Le régime « pré-industriel » entraînait également une réduction de la diversité du microbiote, un résultat qui a surpris les chercheurs mais qui pourrait s’expliquer par la disparition d’espèces peu adaptées aux nouvelles conditions écologiques générées par le régime « préindustriel » (pH faible, fortes teneurs en acides gras à chaîne courte…). En dépit de la perte de diversité, le régime préindustriel conduisait à une augmentation de la stabilité du microbiote et à une augmentation des interactions entres espèces, deux paramètres généralement considérés comme des marqueurs d’un microbiote en bonne santé.
Le rétablissement de propriétés métaboliques essentielles du microbiote
Surtout, des propriétés métaboliques du microbiote classiquement affectées par le mode de vie industrialisé et associées aux maladies non transmissibles étaient rétablies par le régime pré industriel : capacité de fermentation et production d’acides gras à chaîne courte augmentées ; potentiel de dégradation du mucus intestinal réduit….
Or ces effets du régime sur les fonctionnalités du microbiote étaient associés aux nombreux bénéfices cardiométaboliques observés chez les sujets tels que la perte de poids (alors que la ration était calculée pour couvrir les besoins énergétiques des sujets : la perte de poids pourrait alors être liée à la biodisponibilité réduite des macronutriments dans le régime riche en fibres), ainsi qu’une réduction du cholestérol LDL, de la glycémie à jeun, et d’un marqueur inflammatoire (protéine C réactive ou CRP). Des modélisations prenant comme donnée d’entrée les modifications induites dans la composition du microbiote et de ses fonctionnalités sous l’effet du régime permettait de prédire efficacement les effets cardiométaboliques obtenus.
Les redondances fonctionnelles, garantes des bénéfices des régimes végétaux
Ces résultats suggèrent que les bénéfices santé obtenus sous l’effet du régime résultent en grande partie des effets du régime sur le microbiote. Mais comment expliquer alors des effets cardiométaboliques relativement constants et cohérents pour l’ensemble des individus de l’essai, malgré les différences de réponses individuelles marquées en termes de composition du microbiote ? Les chercheurs avancent l’hypothèse des redondances fonctionnelles entre les différentes espèces microbiennes, (i.e. plusieurs espèces peuvent déployer les voies métaboliques conduisant aux effets santé obtenus). Un mécanisme essentiel pour expliquer les bénéfices « universels » des régimes riches en végétaux et le bienfondé de recommandations alimentaires en ce sens, sans besoin de personnalisation malgré des microbiotes variés des individus.

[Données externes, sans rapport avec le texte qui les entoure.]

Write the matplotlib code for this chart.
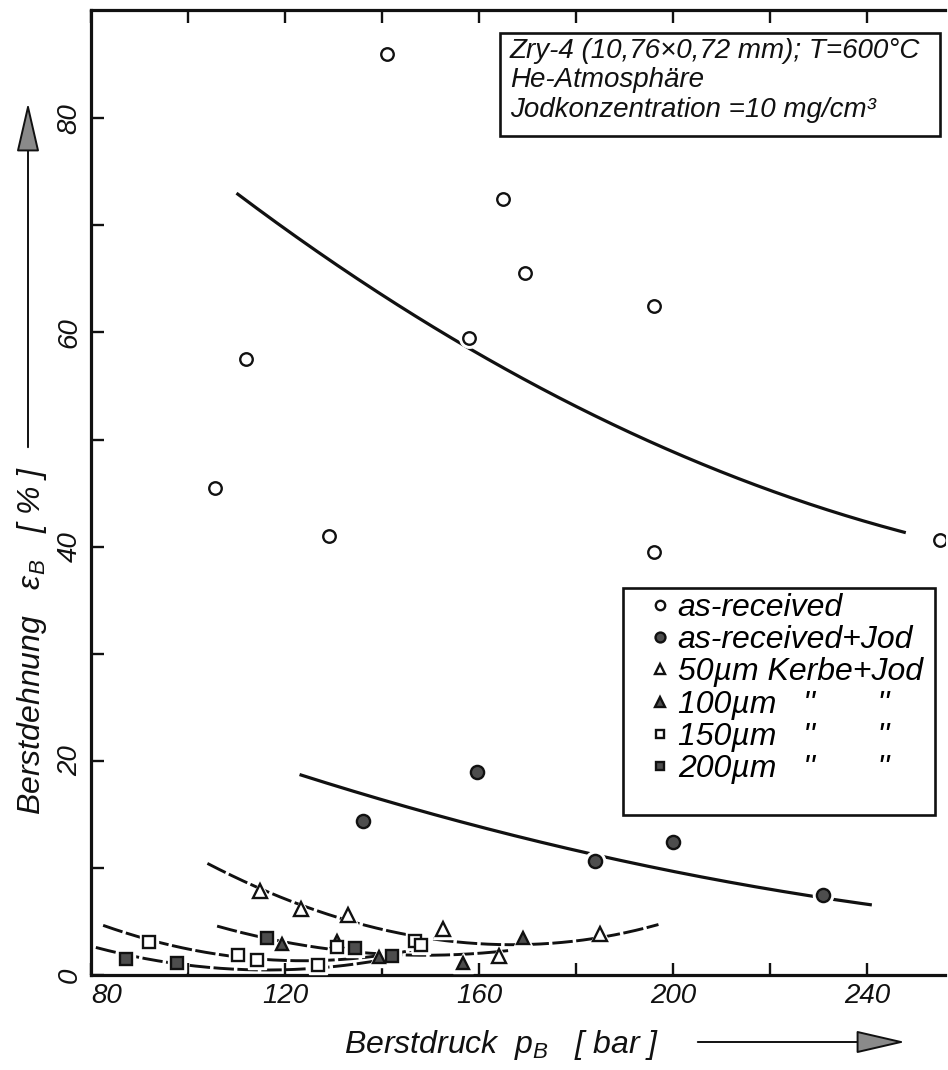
import numpy as np
import matplotlib
matplotlib.use('Agg')
import matplotlib.pyplot as plt
from matplotlib import font_manager as fm
from matplotlib.patches import Rectangle

def has_font(name):
    try:
        fm.findfont(fm.FontProperties(family=name), fallback_to_default=False)
        return True
    except Exception:
        return False

NARROW_OK = has_font('Liberation Sans Narrow')
print('narrow available:', NARROW_OK)

plt.rcParams['font.family'] = ['Liberation Sans', 'DejaVu Sans']
plt.rcParams['font.style'] = 'italic'
plt.rcParams['mathtext.fontset'] = 'custom'
plt.rcParams['mathtext.it'] = 'Liberation Sans:italic'
plt.rcParams['mathtext.rm'] = 'Liberation Sans:italic'
plt.rcParams['mathtext.default'] = 'it'

# ---------------- data ----------------
asr_x = [105.5, 112, 129, 141, 158, 165, 169.5, 196, 196, 255]
asr_y = [45.5, 57.5, 41.0, 86.0, 59.5, 72.5, 65.5, 62.5, 39.5, 40.6]
asr_curve_x = [110, 158, 248]
asr_curve_y = [73.0, 58.5, 41.3]

jod_x = [136, 159.5, 184, 200, 231]
jod_y = [14.4, 19.0, 10.6, 12.4, 7.5]
jod_curve_x = [123, 141, 184, 201, 241]
jod_curve_y = [18.6, 16.4, 11.3, 9.4, 6.6]

k50_x = [114.9, 123.4, 133, 152.6, 164.1, 185]
k50_y = [7.8, 6.2, 5.6, 4.3, 1.8, 3.8]
k50_curve_x = [104, 120, 135, 150, 165, 182, 197]
k50_curve_y = [10.5, 6.9, 4.9, 3.5, 2.9, 3.1, 4.8]

k100_x = [119.3, 130.7, 139.3, 156.8, 169]
k100_y = [2.85, 3.2, 1.7, 1.15, 3.5]
k100_curve_x = [106, 115, 121, 130, 150, 166]
k100_curve_y = [4.5, 3.7, 2.9, 2.4, 1.8, 2.3]

k150_x = [92, 110.4, 114.2, 126.9, 130.8, 146.8, 148]
k150_y = [3.05, 1.87, 1.4, 0.93, 2.6, 3.2, 2.8]
k150_curve_x = [82.5, 90.4, 94.3, 108, 116, 125, 135, 146]
k150_curve_y = [4.6, 3.5, 3.1, 1.7, 1.5, 1.35, 1.55, 2.3]

k200_x = [87.3, 97.7, 116.3, 134.5, 142]
k200_y = [1.5, 1.15, 3.5, 2.55, 1.77]
k200_curve_x = [81, 90, 100, 110, 120, 130, 140]
k200_curve_y = [2.6, 1.6, 0.9, 0.55, 0.5, 0.8, 1.4]

legend_labels = ['as-received', 'as-received+Jod', '50µm Kerbe+Jod',
                 "100µm   ''       ''", "150µm   ''       ''",
                 "200µm   ''       ''"]
x_ticks = [80, 100, 120, 140, 160, 180, 200, 220, 240]
x_tick_labels = ['80', '', '120', '', '160', '', '200', '', '240']
y_ticks = [0, 10, 20, 30, 40, 50, 60, 70, 80]
y_tick_labels = ['0', '', '20', '', '40', '', '60', '', '80']
info_text = ("Zry-4 (10,76×0,72 mm); T=600°C\n"
             "He-Atmosphäre\n"
             "Jodkonzentration =10 mg/cm³")
x_label = r"Berstdruck  $p_B$   [ bar ]"
y_label = r"Berstdehnung   $\varepsilon_B$   [ % ]"

# ---------------- figure ----------------
W, H = 948, 1070
fig = plt.figure(figsize=(W / 100, H / 100), dpi=100)
ax = fig.add_axes([91 / W, 95 / H, 854 / W, 965 / H])
ax.set_xlim(80, 80 + 854 / 4.85)
ax.set_ylim(0, 965 / 10.71)

INK = '#111111'
GREY = '#4d4d4d'

def curve(cx, cy, deg, **kw):
    p = np.polyfit(cx, cy, deg)
    xs = np.linspace(cx[0], cx[-1], 300)
    ax.plot(xs, np.polyval(p, xs), color=INK, zorder=2, **kw)

curve(asr_curve_x, asr_curve_y, 2, lw=2.3, solid_capstyle='butt')
curve(jod_curve_x, jod_curve_y, 2, lw=2.3, solid_capstyle='butt')
dash = dict(lw=2.1, dashes=(7, 1.2))
curve(k50_curve_x, k50_curve_y, 3, **dash)
curve(k100_curve_x, k100_curve_y, 2, **dash)
curve(k150_curve_x, k150_curve_y, 2, **dash)
curve(k200_curve_x, k200_curve_y, 2, **dash)

series = [
    (asr_x, asr_y, 'o', 'white', 9.0),
    (jod_x, jod_y, 'o', GREY, 9.5),
    (k50_x, k50_y, '^', 'white', 9.5),
    (k100_x, k100_y, '^', GREY, 9.0),
    (k150_x, k150_y, 's', 'white', 8.0),
    (k200_x, k200_y, 's', GREY, 8.0),
]
handles = []
for xs, ys, m, fc, ms in series:
    ax.plot(xs, ys, linestyle='none', marker=m, ms=ms + 5, mfc='white',
            mec='white', zorder=3)
    h, = ax.plot(xs, ys, linestyle='none', marker=m, ms=ms, mfc=fc,
                 mec=INK, mew=1.7, zorder=4)
    handles.append(h)

# axes styling
for s in ['left', 'bottom', 'top']:
    ax.spines[s].set_linewidth(2.3)
    ax.spines[s].set_color(INK)
ax.spines['right'].set_visible(False)
tick_family = ['Liberation Sans Narrow', 'Liberation Sans', 'DejaVu Sans'] \
    if NARROW_OK else ['Liberation Sans', 'DejaVu Sans']
tick_size = 23 if NARROW_OK else 20
ax.set_xticks(x_ticks)
ax.set_xticklabels(x_tick_labels, family=tick_family, size=tick_size)
ax.set_yticks(y_ticks)
ax.set_yticklabels(y_tick_labels, rotation=90, va='center',
                   family=tick_family, size=tick_size)
ax.get_xticklabels()[0].set_ha('left')
ax.tick_params(axis='both', direction='in', length=9, width=1.7,
               top=True, right=False, colors=INK)
ax.tick_params(axis='x', pad=6)
ax.tick_params(axis='y', pad=6)

# info box
ax.add_patch(Rectangle((500 / W, 1 - 136 / H), 440 / W, 103 / H,
                       transform=fig.transFigure, fc='white', ec=INK,
                       lw=1.9, zorder=5, clip_on=False))
ax.text(510 / W, 1 - 38 / H, info_text, transform=fig.transFigure,
        ha='left', va='top', fontsize=20, linespacing=1.17, color=INK,
        zorder=6)

# legend (frame drawn as a separate rectangle)
ax.add_patch(Rectangle((623 / W, 1 - 815 / H), 312 / W, 227 / H,
                       transform=fig.transFigure, fc='white', ec=INK,
                       lw=1.9, zorder=5, clip_on=False))
leg = ax.legend(handles, legend_labels, loc='upper left',
                bbox_to_anchor=(649 / W, 1 - 593 / H),
                bbox_transform=fig.transFigure, fontsize=23,
                markerscale=0.75, handlelength=0.7, handletextpad=0.2,
                labelspacing=0.07, borderpad=0.0, borderaxespad=0.0,
                frameon=False)
leg.set_zorder(7)

# axis labels with arrows
fig.text(502 / W, 1 - 1045 / H, x_label, ha='center', va='center',
         fontsize=23, color=INK)
ax.annotate('', xy=(908, H - 1042), xytext=(695, H - 1042),
            xycoords='figure pixels', textcoords='figure pixels',
            arrowprops=dict(arrowstyle='-|>,head_length=1.3,head_width=0.3',
                            mutation_scale=24, lw=1.4, fc='#8a8a8a', ec=INK))
fig.text(32 / W, 1 - 640 / H, y_label, ha='center', va='center',
         rotation=90, fontsize=23, color=INK)
ax.annotate('', xy=(28, H - 100), xytext=(28, H - 450),
            xycoords='figure pixels', textcoords='figure pixels',
            arrowprops=dict(arrowstyle='-|>,head_length=1.3,head_width=0.3',
                            mutation_scale=24, lw=1.4, fc='#8a8a8a', ec=INK))

fig.savefig('out.png', dpi=100)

Source : Li F, Armet AM, Korpela K, Liu J, Quevedo RM, Asnicar F, Seethaler B, Rusnak TBS, Cole JL, Zhang Z, Zhao S, Wang X, Gagnon A, Deehan EC, Mota JF, Bakal JA, Greiner R, Knights D, Segata N, Bischoff SC, Mereu L, Haqq AM, Field CJ, Li L, Prado CM, Walter J. Cardiometabolic benefits of a non-industrialized-type diet are linked to gut microbiome modulation. Cell. 2025 Jan 20:S0092-8674(24)01477-6. doi: 10.1016/j.cell.2024.12.034.